Al-Marri looked at the sheets and told the agents the handwriting was not his
and that he knew nothing about the papers, according to court documents.
"Al-Marri then asked if he could go home," wrote Jonathan Etra, an
assistant U.S. attorney in Manhattan. "Al-Marri also stated that as soon as
he left the interview, he immediately was going to leave the United States with
his family."
Back in Manhattan, Etra gave his approval to arrest the Qatari man as a material
witness in the government's Sept. 11 investigation.
Al-Marri would be held in the Peoria County Jail for several weeks, then flown
to New York and placed in the Special Housing Unit at the Metropolitan
Correctional Center, a five-minute walk from where the World Trade Center towers
once stood.
A SEARCH WARRANT
On Dec. 14, 2001, two days after Al-Marri's arrest, Zambeck and other FBI agents
executed a search warrant at the suspect's apartment. They found more
potentially incriminating evidence.
Inside an almanac, they found business cards to mark pages depicting major U.S.
dams, reservoirs, waterways and railroads.
The agents also seized a copy of an Arabic prayer that calls for the defeat of
the "villainous" Christians and Jews and seeks victory for Muslims in
Palestine, Afghanistan, Kashmir and Chechnya.
BAD BYTES
FBI computer expert Connie Lawler analyzed everything on Al-Marri's 80-gigabyte
hard drive. In addition to the anti-American, pro-Taliban rhetoric, she found
files containing more than 1,750 credit card numbers. None of the numbers
belonged to Al-Marri.
She also collected the bookmarked Web sites and found sites related to computer
hacking, fake driver's licenses and credit card fraud, according to a federal
complaint filed in U.S. District Court in Manhattan.
Lawler also discovered a series of programs that hackers can use to gather
information and intelligence about someone else's computer. In addition, she
found proxy software that can be used to hide a user's origin and identity when
connected to the Internet.
After more than a month of such data analysis, federal prosecutors in New York
were ready to make their next move against Al-Marri. On Jan. 28, he was arrested
and named in a one-count complaint charging him with unauthorized possession of
"more than 15" access devices - the credit-card numbers - with the
intent to defraud. He was indicted on the charge Feb. 6.
Nine days later, the federal government filed a sealed document in Al-Marri's
case. A second one would be filed May 30. Those documents remain sealed.
NEW CHARGES
As the scheduled trial date for the credit card fraud case approached - it had
been set to begin tomorrow - prosecutors had a decision to make. They had to
turn over their evidence to the defense within 14 days of the start of trial.

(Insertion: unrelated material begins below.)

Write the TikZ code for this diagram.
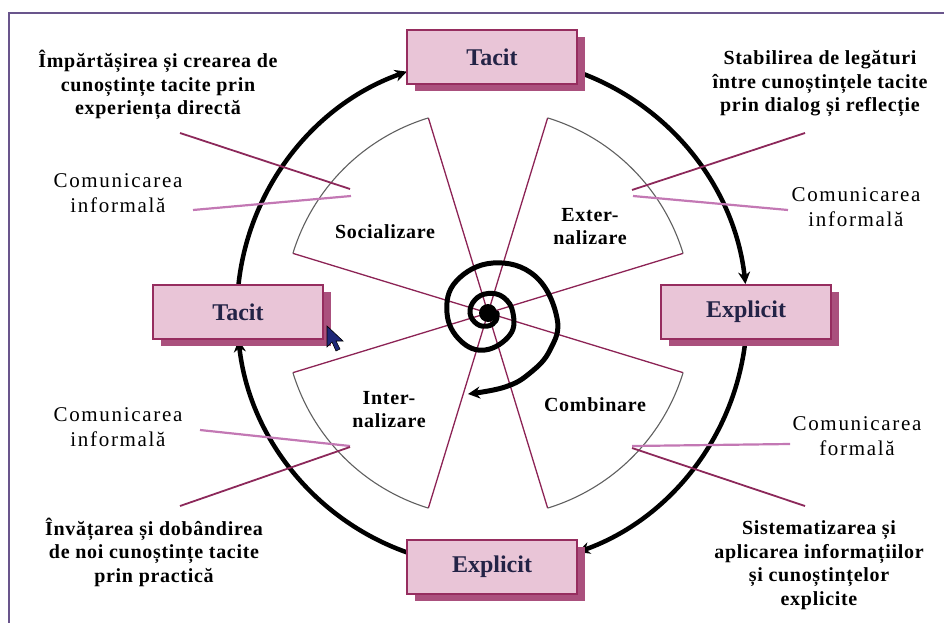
\documentclass[tikz,border=0pt]{standalone}
\usepackage{fontspec}
\setmainfont{Liberation Serif}
\newfontfamily\descfont[LetterSpace=3.5]{Liberation Serif}
\newfontfamily\commfont[LetterSpace=8]{Liberation Serif}
\usetikzlibrary{arrows.meta,shadows}
\definecolor{framecol}{RGB}{105,85,140}
\definecolor{raycol}{RGB}{140,35,85}
\definecolor{rimcol}{RGB}{95,95,95}
\definecolor{darkpin}{RGB}{140,40,90}
\definecolor{lightpin}{RGB}{195,120,180}
\definecolor{boxfill}{RGB}{233,197,215}
\definecolor{boxedge}{RGB}{150,45,95}
\definecolor{boxshade}{RGB}{170,80,125}
\definecolor{txtcol}{RGB}{35,35,70}
\definecolor{cursorcol}{RGB}{30,40,120}
\begin{document}
\begin{tikzpicture}[x=1pt,y=-1pt,
    cyc/.style={line width=4.5pt,-{Stealth[length=12pt,width=12pt]}},
    coil/.style={line width=5pt,line cap=round,-{Stealth[length=12pt,width=12pt]}},
    stage/.style={draw=boxedge,line width=1.1pt,fill=boxfill,minimum width=170pt,
        minimum height=54pt,text=txtcol,font=\bfseries\fontsize{24}{28}\selectfont,
        general shadow={fill=boxshade,shadow xshift=8pt,shadow yshift=-7pt}},
    ray/.style={draw=raycol,line width=1.3pt},
    rim/.style={draw=rimcol,line width=1.1pt},
    desc/.style={align=center,font=\descfont\bfseries\fontsize{20}{23.5}\selectfont},
    comm/.style={align=center,font=\commfont\fontsize{21}{25}\selectfont},
    sect/.style={align=center,font=\descfont\bfseries\fontsize{20}{23}\selectfont},
    dpin/.style={draw=darkpin,line width=1.8pt},
    lpin/.style={draw=lightpin,line width=2.2pt}]
    \useasboundingbox (0,0) rectangle (944,623);
    \draw[framecol,line width=1.5pt] (9,623) -- (9,13) -- (944,13);

    \coordinate (o) at (488,313);
    \coordinate (c) at (492,312);

    % the four sectors
    \foreach \a in {45,135,225,315}{
        \draw[ray] (o) -- ([shift={(\a-28:204)}]o);
        \draw[ray] (o) -- ([shift={(\a+28:204)}]o);
        \draw[rim] ([shift={(\a-28:204)}]o) arc[start angle=\a-28,end angle=\a+28,radius=204];
    }

    % cycle round the boxes
    \draw[cyc] ([shift={(-70.5:255)}]c) arc[start angle=-70.5,end angle=-6.3,radius=255];
    \draw[cyc] ([shift={(6.1:255)}]c) arc[start angle=6.1,end angle=70.3,radius=255];
    \draw[cyc] ([shift={(109.5:255)}]c) arc[start angle=109.5,end angle=173.7,radius=255];
    \draw[cyc] ([shift={(186.3:255)}]c) arc[start angle=186.3,end angle=250.5,radius=255];

    \node[stage] (tacitTop) at (492,57) {Tacit};
    \node[stage] (tacitLeft) at (238,312) {Tacit};
    \node[stage] (explRight) at (746,312) {Explicit};
    \node[stage] (explBottom) at (492,567) {Explicit};

    % texts
    \node[desc] (share) at (158,85) {Împărtășirea și crearea de\\cunoștințe tacite prin\\experiența directă};
    \node[comm] (comm1) at (118,193) {Comunicarea\\informală};
    \node[desc] (linkage) at (820,84) {Stabilirea de legături\\între cunoștințele tacite\\prin dialog și reflecție};
    \node[comm] (comm2) at (856,207) {Comunicarea\\informală};
    \node[comm] (comm3) at (118,427) {Comunicarea\\informală};
    \node[desc] (learn) at (154,552) {Învățarea și dobândirea\\de noi cunoștințe tacite\\prin practică};
    \node[comm] (comm4) at (857,436) {Comunicarea\\formală};
    \node[desc] (system) at (819,565) {Sistematizarea și\\aplicarea informațiilor\\și cunoștințelor\\explicite};

    \node[sect] (soc) at (385,232) {Socializare};
    \node[sect] (ext) at (590,227) {Exter-\\nalizare};
    \node[sect] (intl) at (389,410) {Inter-\\nalizare};
    \node[sect] (comb) at (595,405) {Combinare};

    % pointer lines
    \coordinate (sh1) at (180,133); \coordinate (sh2) at (350,189);
    \coordinate (ci1) at (193,210); \coordinate (ci2) at (351,196);
    \coordinate (li1) at (805,133); \coordinate (li2) at (632,190);
    \coordinate (cj1) at (788,210); \coordinate (cj2) at (633,196);
    \coordinate (ck1) at (200,430); \coordinate (ck2) at (350,446);
    \coordinate (le1) at (180,506); \coordinate (le2) at (350,447);
    \coordinate (cf1) at (790,444); \coordinate (cf2) at (632,446);
    \coordinate (sy1) at (805,506); \coordinate (sy2) at (632,448);
    \draw[dpin] (sh1) -- (sh2);
    \draw[lpin] (ci1) -- (ci2);
    \draw[dpin] (li1) -- (li2);
    \draw[lpin] (cj1) -- (cj2);
    \draw[lpin] (ck1) -- (ck2);
    \draw[dpin] (le1) -- (le2);
    \draw[lpin] (cf1) -- (cf2);
    \draw[dpin] (sy1) -- (sy2);

    % spiral
    \fill (o) circle[radius=9];
    \draw[coil] plot[smooth,tension=0.7] coordinates {(497,313) (495.8,320.8) (488,326)
        (477,324) (470,313) (474.9,299.9) (488,293.5) (503.6,297.4) (513,313)
        (509.9,334.9) (485,350) (460.4,340.6) (447,313) (456.2,281.2) (493,263)
        (535,276) (557,318) (550,350) (530,373) (505,387) (468,394)};

    % pointer of the mouse
    \filldraw[fill=cursorcol,draw=black,line width=0.6pt] (327,326) -- (327,347)
        -- (332,342) -- (336,351) -- (340,349) -- (336,341) -- (343,341) -- cycle;
\end{tikzpicture}
\end{document}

Instead, Al-Marri was arrested a third time - Dec. 23 - on charges relating to
the attempted calls to the 9/11-related number in the United Arab Emirates and
the phony AAA carpet company he ran in Illinois in 2000.
The latest charges could bring Al-Marri closer to the Sept. 11 conspiracy, but
his attorney, Richard Jasper, does not agree.

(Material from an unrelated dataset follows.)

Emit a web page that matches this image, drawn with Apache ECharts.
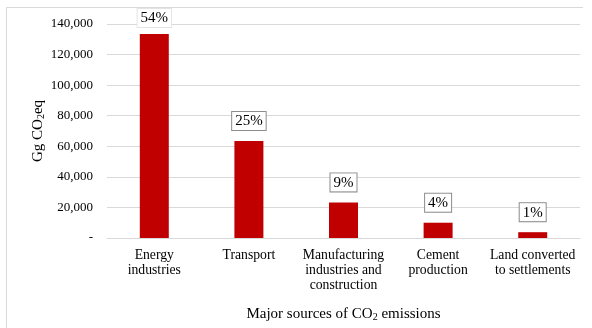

"The government, in its understandable concern to investigate this crime
that was committed on 9/11, has made some mistakes - and they've made big
mistakes," Jasper said during a court proceeding last year. "I think
they are going to make a mistake here with Mr. Al-Marri."
As a result of the new complaint, the trial has been postponed. A conference has
been scheduled for 4 p.m. tomorrow to decide what happens next.
Meanwhile, Al-Marri's wife and children are living in Washington, their bills
being paid by the government of Saudi Arabia.